Есть вещи, которые в воспоминаниях Радзишевского обидны и мне. Когда он, например, оправдываясь перед гипотетическим собеседником за недостаток смелости, пишет, что в “Литгазете” контроль начинался уже с заведующего отделом, который, прежде чем завизировать статью, “будет читать слово за словом, вычеркивая и вписывая все, что сочтет нужным”, я не могу не подумать о том, что в течение по крайней мере семи лет, когда после ухода Кости Черного Радзишевский занял его место, я визировала его статьи и ни разу слова оттуда не вычеркнула — не то чтобы что-то вписывать.
Но главное, что меня огорчает у Радзишевского, — это не неточности, а сам образ газеты.
“Видел однажды, как плакал дежурный редактор, заместитель главного, которому цензор указал, что в статье Владимира Солоухина Тургенев выставлен барином побогаче пушкинского Троекурова, — вспоминает Радзишевский. — Вдобавок на полосе стояла фотография усадебного дома в Спасском-Лутовинове, тоже не похожего на бедняцкую лачугу.
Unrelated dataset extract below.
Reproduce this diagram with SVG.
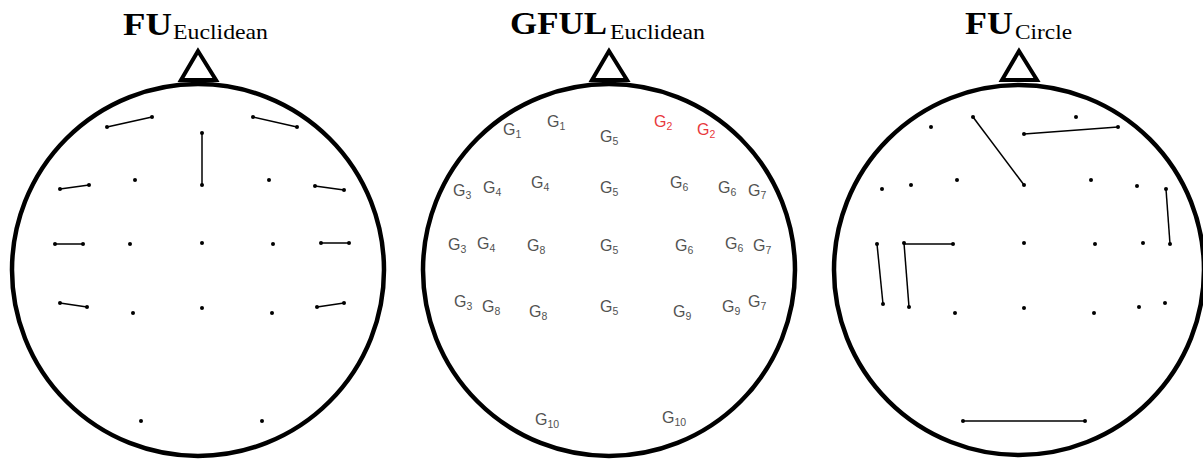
<svg xmlns="http://www.w3.org/2000/svg" width="1203" height="461" viewBox="0 0 1203 461">
<style>
.head{fill:none;stroke:#000;stroke-width:4.5}
.nose{fill:#fff;stroke:#000;stroke-width:4;stroke-linejoin:miter}
.dot{fill:#000}
.edge{stroke:#000;stroke-width:1.5;fill:none}
.ttl{font-family:"Liberation Serif","Times New Roman",serif;font-weight:bold;font-size:31px;fill:#000}
.sub{font-family:"Liberation Serif","Times New Roman",serif;font-size:21px;fill:#000}
.g{font-family:"Liberation Sans",Arial,sans-serif;font-size:16px;fill:#525252}
.r{fill:#e8383d}
.s{font-size:10.5px}
</style>
<defs>
<circle id="d" r="2" class="dot"/>
</defs>
<rect width="1203" height="461" fill="#fff"/>

<!-- Head 1: FU Euclidean -->
<g id="head-fu-euclidean">
<text class="ttl" x="123" y="35" textLength="49" lengthAdjust="spacingAndGlyphs">FU</text>
<text class="sub" x="173" y="39" textLength="95" lengthAdjust="spacingAndGlyphs">Euclidean</text>
<polygon class="nose" points="198,51 181,80 216,80"/>
<circle class="head" cx="198" cy="270" r="186"/>
</g>

<!-- Head 2: GFUL Euclidean -->
<g id="head-gful-euclidean">
<text class="ttl" x="510" y="34" textLength="97" lengthAdjust="spacingAndGlyphs">GFUL</text>
<text class="sub" x="610" y="39" textLength="95" lengthAdjust="spacingAndGlyphs">Euclidean</text>
<polygon class="nose" points="609,51 592,80 627,80"/>
<circle class="head" cx="609" cy="270" r="186"/>
</g>

<!-- Head 3: FU Circle -->
<g id="head-fu-circle">
<text class="ttl" x="965" y="34" textLength="48" lengthAdjust="spacingAndGlyphs">FU</text>
<text class="sub" x="1015" y="39" textLength="57" lengthAdjust="spacingAndGlyphs">Circle</text>
<polygon class="nose" points="1019,51 1002,80 1037,80"/>
<circle class="head" cx="1019" cy="270" r="185"/>
</g>

<!-- Connectors -->
<g id="connectors">
<!-- head 1 -->
<line class="edge" x1="107" y1="127" x2="152" y2="117"/>
<line class="edge" x1="253" y1="117" x2="297" y2="127"/>
<line class="edge" x1="202" y1="133" x2="202" y2="185"/>
<line class="edge" x1="60" y1="189" x2="89" y2="185"/>
<line class="edge" x1="315" y1="186" x2="344" y2="190"/>
<line class="edge" x1="55" y1="244" x2="83" y2="244"/>
<line class="edge" x1="321" y1="243" x2="349" y2="243"/>
<line class="edge" x1="60" y1="303" x2="87" y2="307"/>
<line class="edge" x1="317" y1="307" x2="344" y2="303"/>
<!-- head 3 -->
<line class="edge" x1="973" y1="117" x2="1024" y2="185"/>
<line class="edge" x1="1024" y1="134" x2="1118" y2="127"/>
<line class="edge" x1="1166" y1="189" x2="1170" y2="244"/>
<line class="edge" x1="877" y1="244" x2="883" y2="304"/>
<line class="edge" x1="904" y1="243" x2="909" y2="307"/>
<line class="edge" x1="904" y1="244" x2="953" y2="244"/>
<line class="edge" x1="963" y1="421" x2="1085" y2="421"/>
</g>

<!-- Electrodes head 1 -->
<g id="electrodes-fu-euclidean">
<use href="#d" x="107" y="127"/><use href="#d" x="152" y="117"/>
<use href="#d" x="253" y="117"/><use href="#d" x="297" y="127"/>
<use href="#d" x="202" y="133"/><use href="#d" x="202" y="185"/>
<use href="#d" x="60" y="189"/><use href="#d" x="89" y="185"/>
<use href="#d" x="135" y="180"/><use href="#d" x="269" y="180"/>
<use href="#d" x="315" y="186"/><use href="#d" x="344" y="190"/>
<use href="#d" x="55" y="244"/><use href="#d" x="83" y="244"/>
<use href="#d" x="130" y="244"/><use href="#d" x="202" y="243"/><use href="#d" x="273" y="244"/>
<use href="#d" x="321" y="243"/><use href="#d" x="349" y="243"/>
<use href="#d" x="60" y="303"/><use href="#d" x="87" y="307"/>
<use href="#d" x="133" y="313"/><use href="#d" x="202" y="308"/><use href="#d" x="272" y="313"/>
<use href="#d" x="317" y="307"/><use href="#d" x="344" y="303"/>
<use href="#d" x="141" y="421"/><use href="#d" x="262" y="421"/>
</g>

<!-- Electrodes head 3 -->
<g id="electrodes-fu-circle">
<use href="#d" x="931" y="127"/>
<use href="#d" x="973" y="117"/><use href="#d" x="1024" y="185"/>
<use href="#d" x="1076" y="117"/>
<use href="#d" x="1024" y="134"/><use href="#d" x="1118" y="127"/>
<use href="#d" x="882" y="189"/><use href="#d" x="911" y="185"/><use href="#d" x="957" y="180"/>
<use href="#d" x="1091" y="180"/><use href="#d" x="1137" y="186"/>
<use href="#d" x="1166" y="189"/><use href="#d" x="1170" y="244"/>
<use href="#d" x="877" y="244"/><use href="#d" x="883" y="304"/>
<use href="#d" x="904" y="243"/><use href="#d" x="909" y="307"/><use href="#d" x="953" y="244"/>
<use href="#d" x="1024" y="243"/><use href="#d" x="1095" y="244"/><use href="#d" x="1143" y="243"/>
<use href="#d" x="955" y="313"/><use href="#d" x="1024" y="308"/><use href="#d" x="1094" y="313"/>
<use href="#d" x="1139" y="307"/><use href="#d" x="1165" y="303"/>
<use href="#d" x="963" y="421"/><use href="#d" x="1085" y="421"/>
</g>

<!-- Group labels head 2 -->
<g id="labels-gful">
<text class="g" x="503" y="135">G<tspan class="s" dy="3">1</tspan></text>
<text class="g" x="547" y="127">G<tspan class="s" dy="3">1</tspan></text>
<text class="g" x="600" y="142">G<tspan class="s" dy="3">5</tspan></text>
<text class="g r" x="654" y="127">G<tspan class="s" dy="3">2</tspan></text>
<text class="g r" x="697" y="135">G<tspan class="s" dy="3">2</tspan></text>

<text class="g" x="453" y="196">G<tspan class="s" dy="3">3</tspan></text>
<text class="g" x="483" y="193">G<tspan class="s" dy="3">4</tspan></text>
<text class="g" x="531" y="188">G<tspan class="s" dy="3">4</tspan></text>
<text class="g" x="600" y="193">G<tspan class="s" dy="3">5</tspan></text>
<text class="g" x="670" y="188">G<tspan class="s" dy="3">6</tspan></text>
<text class="g" x="718" y="193">G<tspan class="s" dy="3">6</tspan></text>
<text class="g" x="748" y="196">G<tspan class="s" dy="3">7</tspan></text>

<text class="g" x="448" y="250">G<tspan class="s" dy="3">3</tspan></text>
<text class="g" x="477" y="249">G<tspan class="s" dy="3">4</tspan></text>
<text class="g" x="527" y="251">G<tspan class="s" dy="3">8</tspan></text>
<text class="g" x="600" y="251">G<tspan class="s" dy="3">5</tspan></text>
<text class="g" x="675" y="251">G<tspan class="s" dy="3">6</tspan></text>
<text class="g" x="725" y="249">G<tspan class="s" dy="3">6</tspan></text>
<text class="g" x="753" y="251">G<tspan class="s" dy="3">7</tspan></text>

<text class="g" x="454" y="307">G<tspan class="s" dy="3">3</tspan></text>
<text class="g" x="482" y="312">G<tspan class="s" dy="3">8</tspan></text>
<text class="g" x="529" y="317">G<tspan class="s" dy="3">8</tspan></text>
<text class="g" x="600" y="312">G<tspan class="s" dy="3">5</tspan></text>
<text class="g" x="673" y="317">G<tspan class="s" dy="3">9</tspan></text>
<text class="g" x="722" y="312">G<tspan class="s" dy="3">9</tspan></text>
<text class="g" x="748" y="307">G<tspan class="s" dy="3">7</tspan></text>

<text class="g" x="535" y="425">G<tspan class="s" dy="3">10</tspan></text>
<text class="g" x="662" y="423">G<tspan class="s" dy="3">10</tspan></text>
</g>
</svg>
Надо же было прозевать такой подкоп под репутацию русского классика, приравненный к разоблачению военной тайны!”
Вот не могу себе представить эту картину — и все тут. И не только потому, что цензор в “Литературной газете” был вовсе не главной и грозной фигурой, а этакой серенькой молчаливой мышкой, сидящей в крохотной комнате. В просторный кабинет ведущего редактора он входил бочком, как в кабинет начальника. Его право было потребовать, чтобы в статье сняли название города Тьмутараканск (видимо, потому что там был секретный завод), чтобы не публиковали фотографию, сделанную с вертолета, или даже не называли цифры улова рыбы на Дальнем Востоке — в соответствии с параграфами какого-то там устава о соблюдении гостайны, но идеологические вопросы Чаковский и Сырокомский решали в ЦК, и если бы цензор вздумал и тут проявлять прыть, его бы окоротили. Но не верю я в плачущего от замечания цензора дежурного редактора не потому, что цензор был фигурой мелкой, а потому, что это противоречит всему духу той “Литературной газеты”, в которой я работала.
Нет, я ее нисколько не идеализировала. Скорее стыдилась того, что в ней печатаются материалы, прямиком поступающие из КГБ или состряпанные в газете под давлением этой организации, что первая тетрадка находится под контролем одиозного руководства Союза писателей. Но я знала также, что общественное мнение газеты эти материалы не одобряет, что в газете много талантливых людей, которые вовсе не выслуживаются перед властями, а, наоборот, находятся с ними в конфронтации, что в ней царит атмосфера терпимости, что в ней нет страха и доносительства, что перед начальством никто не стоит навытяжку и не трепещет — это не принято, а на планерках и летучках говорят то, что вздумается, а не то, что хочет слышать партийное начальство.
Я пришла в “Литературку” в известной степени случайно, после аспирантуры, надеясь перебиться здесь до защиты, и пребывала первые несколько лет в ощущении, что вот-вот я газету покину. Года через три такой случай представился: меня пригласили в хорошее издательство. Перед тем как представить редакции, проинструктировали: с этим нельзя говорить доверительно — возможно, он стукач, с другим нельзя ругать начальство — он дружит с главным редактором и ему наушничает, а в присутствии четвертого нельзя хвалить пятого — они в лютой вражде. Господи, да зачем я полезу в этот стакан, полный мухоедства, подумала я. Уж в своей-то газете я могу говорить с кем угодно и о чем угодно, не боясь никакого доноса, и ругать начальство сколько влезет. По газете ходила байка, как Виктор Веселовский, возглавлявший “Клуб 12 стульев”, изрядно подвыпив, поносил Чаковского, не выключив линию селекторной связи, так что в кабинете Чаковского было слышно каждое слово. Чаковский послушал-послушал, да и… послал к Веселовскому секретаршу с рекомендацией отключить селекторную связь. Озабоченный крупной советской карьерой, Чаковский имел еще и честолюбивые претензии быть хозяином фрондирующего, либерального, знаменитого и влиятельного издания и не опускался до сведения мелких счетов со своими сотрудниками. Да, в общем, не слишком их и замечал.